Dans le cas où une majorité de juges contredit Sergio Moro en décidant d’innocenter l’accusé, Lula serait libre de se présenter à l’élection 2018. Mais le ministère public, équivalent brésilien du parquet, peut, lui aussi, faire appel de cette décision.

A en croire les médias brésiliens, l’hypothèse d’une absolution de Lula en deuxième instance est peu probable. « Sur 77 condamnés par Moro, seuls 5 ont été absous », écrit le quotidien Estado de Sao Paulo dans son édition du lundi 22 janvier. Blanchi dans l’affaire du triplex, Lula resterait aussi sous la menace de huit autres procédures lancées à son encontre pour corruption ou trafic d’influence, notamment.

  • Que se passe-t-il pour le PT si Lula ne peut être candidat ?

« Il n’y a pas de plan B », affirme un proche de Lula. A 72 ans, Lula l’increvable, dont la vie se confond avec son engagement politique, n’est pas prêt à jeter l’éponge, quitte à défier la justice jusqu’au bout. Le charisme et le génie politique d’un homme parti de rien ont rendu la question de sa succession problématique. Le sujet, explique un cadre du Parti des travailleurs (PT, gauche), la formation de Lula, n’est même pas abordé en sa présence.

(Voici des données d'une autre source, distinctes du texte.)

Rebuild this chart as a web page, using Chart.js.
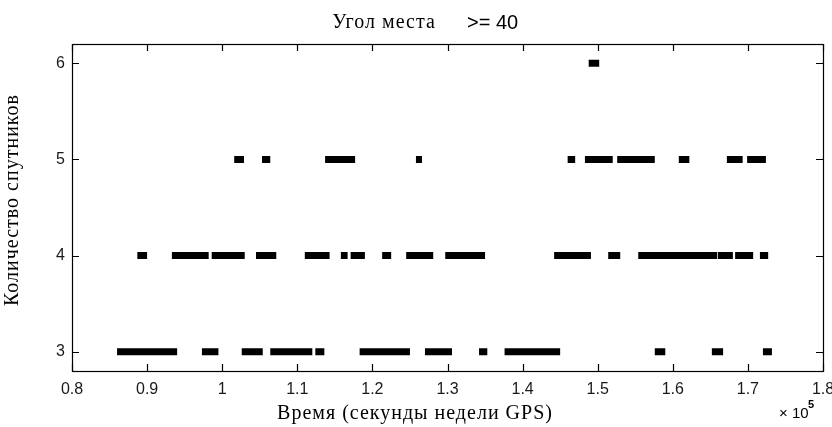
<!DOCTYPE html>
<html>
<head>
<meta charset="utf-8">
<script src="https://cdn.jsdelivr.net/npm/chart.js@4/dist/chart.umd.min.js"></script>
<style>
html,body{margin:0;padding:0;background:#fff;}
canvas{display:block;}
</style>
</head>
<body>
<canvas id="c" width="832" height="427"></canvas>
<script>
// Tick values / labels
const xTickValues = [80000, 90000, 100000, 110000, 120000, 130000, 140000, 150000, 160000, 170000, 180000];
const xTickLabels = ['0.8', '0.9', '1', '1.1', '1.2', '1.3', '1.4', '1.5', '1.6', '1.7', '1.8'];
const yTickValues = [3, 4, 5, 6];
const yTickLabels = ['3', '4', '5', '6'];

// Runs of observations (GPS week seconds) for each satellite count
const level3Start = [86000, 97300, 102600, 106400, 112400, 118300, 127000, 134200, 137600, 157600, 165200, 172000];
const level3End   = [94000, 99500, 105400, 112000, 113600, 125000, 130600, 135300, 145000, 159000, 166700, 173200];

const level4Start = [88700, 93300, 98600, 104500, 111000, 115800, 117100, 121300, 124500, 129700, 144200, 151400, 155400, 166000, 168300, 171600];
const level4End   = [90000, 98200, 103000, 107200, 114300, 116700, 119000, 122500, 128100, 135000, 149100, 153000, 165900, 168000, 170700, 172700];

const level5Start = [101600, 105300, 113700, 125800, 146000, 148300, 152600, 160800, 167200, 169900];
const level5End   = [102900, 106400, 117700, 126600, 147000, 152000, 157600, 162200, 169300, 172400];

const level6Start = [148800];
const level6End   = [150200];

const titleText = 'Угол места';
const titleSuffix = '>= 40';
const xTitle = 'Время (секунды недели GPS)';
const yTitle = 'Количество спутников';

function runs(level, starts, ends) {
  const pts = [];
  for (let i = 0; i < starts.length; i++) {
    pts.push({x: starts[i], y: level});
    pts.push({x: ends[i], y: level});
    pts.push({x: ends[i] + 1, y: null});
  }
  return pts;
}

function ds(level, s, e) {
  return {
    data: runs(level, s, e),
    borderColor: '#000',
    backgroundColor: '#000',
    borderWidth: 7,
    borderCapStyle: 'butt',
    pointRadius: 0,
    spanGaps: false,
    tension: 0
  };
}

const framePlugin = {
  id: 'frame',
  beforeDraw(chart) {
    const ctx = chart.ctx;
    ctx.save();
    ctx.fillStyle = '#fff';
    ctx.fillRect(0, 0, chart.width, chart.height);
    ctx.restore();
  },
  afterDraw(chart) {
    const ctx = chart.ctx;
    const a = chart.chartArea;
    const xs = chart.scales.x, ys = chart.scales.y;
    ctx.save();
    ctx.strokeStyle = '#000';
    ctx.lineWidth = 1.2;
    ctx.strokeRect(a.left + 0.5, a.top + 0.5, a.right - a.left, a.bottom - a.top);
    ctx.beginPath();
    const tl = 7;
    xTickValues.forEach(v => {
      const px = Math.round(xs.getPixelForValue(v)) + 0.5;
      ctx.moveTo(px, a.bottom); ctx.lineTo(px, a.bottom - tl);
      ctx.moveTo(px, a.top); ctx.lineTo(px, a.top + tl);
    });
    yTickValues.forEach(v => {
      const py = Math.round(ys.getPixelForValue(v)) + 0.5;
      ctx.moveTo(a.left, py); ctx.lineTo(a.left + tl, py);
      ctx.moveTo(a.right, py); ctx.lineTo(a.right - tl, py);
    });
    ctx.stroke();

    ctx.fillStyle = '#000';
    ctx.textBaseline = 'middle';

    // Title
    ctx.textAlign = 'center';
    ctx.font = '20px "Liberation Serif", serif';
    ctx.letterSpacing = '1px';
    ctx.fillText(titleText, 384, 23);
    ctx.letterSpacing = '0px';
    ctx.textAlign = 'left';
    ctx.font = '20px "Liberation Sans", sans-serif';
    ctx.fillText(titleSuffix, 467, 23);

    // X title
    ctx.textAlign = 'center';
    ctx.font = '20px "Liberation Serif", serif';
    ctx.letterSpacing = '1px';
    ctx.fillText(xTitle, 415, 414);

    // Y title
    ctx.save();
    ctx.translate(13, 200);
    ctx.rotate(-Math.PI / 2);
    ctx.fillText(yTitle, 0, 0);
    ctx.restore();
    ctx.letterSpacing = '0px';

    // Exponent
    ctx.textAlign = 'left';
    ctx.font = '15px "Liberation Sans", sans-serif';
    ctx.fillText('\u00d7 10', 779, 414);
    ctx.font = 'bold 11px "Liberation Sans", sans-serif';
    ctx.fillText('5', 808, 405);
    ctx.restore();
  }
};

new Chart(document.getElementById('c'), {
  type: 'line',
  data: {
    datasets: [
      ds(3, level3Start, level3End),
      ds(4, level4Start, level4End),
      ds(5, level5Start, level5End),
      ds(6, level6Start, level6End)
    ]
  },
  options: {
    responsive: false,
    animation: false,
    devicePixelRatio: 1,
    layout: {padding: {left: 0, top: 44, right: 9, bottom: 0}},
    plugins: {legend: {display: false}, title: {display: false}, tooltip: {enabled: false}},
    scales: {
      x: {
        type: 'linear',
        min: 80000,
        max: 180000,
        afterBuildTicks(s) { s.ticks = xTickValues.map(v => ({value: v})); },
        afterFit(s) { s.height = 56; s.paddingLeft = 0; s.paddingRight = 0; },
        ticks: {
          maxRotation: 0,
          autoSkip: false,
          padding: 9,
          color: '#1a1a1a',
          font: {family: '"Liberation Sans", Arial, sans-serif', size: 16},
          callback: (v) => xTickLabels[xTickValues.indexOf(v)]
        },
        grid: {display: false, drawTicks: false},
        border: {display: false}
      },
      y: {
        type: 'linear',
        min: 2.8,
        max: 6.2,
        afterBuildTicks(s) { s.ticks = yTickValues.map(v => ({value: v})); },
        afterFit(s) { s.width = 72; s.paddingTop = 0; s.paddingBottom = 0; },
        ticks: {
          padding: 7,
          color: '#1a1a1a',
          font: {family: '"Liberation Sans", Arial, sans-serif', size: 16},
          callback: (v) => yTickLabels[yTickValues.indexOf(v)]
        },
        grid: {display: false, drawTicks: false},
        border: {display: false}
      }
    }
  },
  plugins: [framePlugin]
});
</script>
</body>
</html>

Il faudra toutefois l’évoquer si la justice barre la route de l’ancien président, voire le met derrière les barreaux. Dans ce cas, les noms de Fernando Haddad, l’ancien maire de Sao Paulo, ou de Jaques Wagner, ex-gouverneur de l’Etat de Bahia, circulent comme potentiels suppléants. Il se murmure aussi que Ciro Gomes, candidat pour le Parti démocratique travailliste (PDT, centre gauche), pourrait nouer une alliance avec le PT.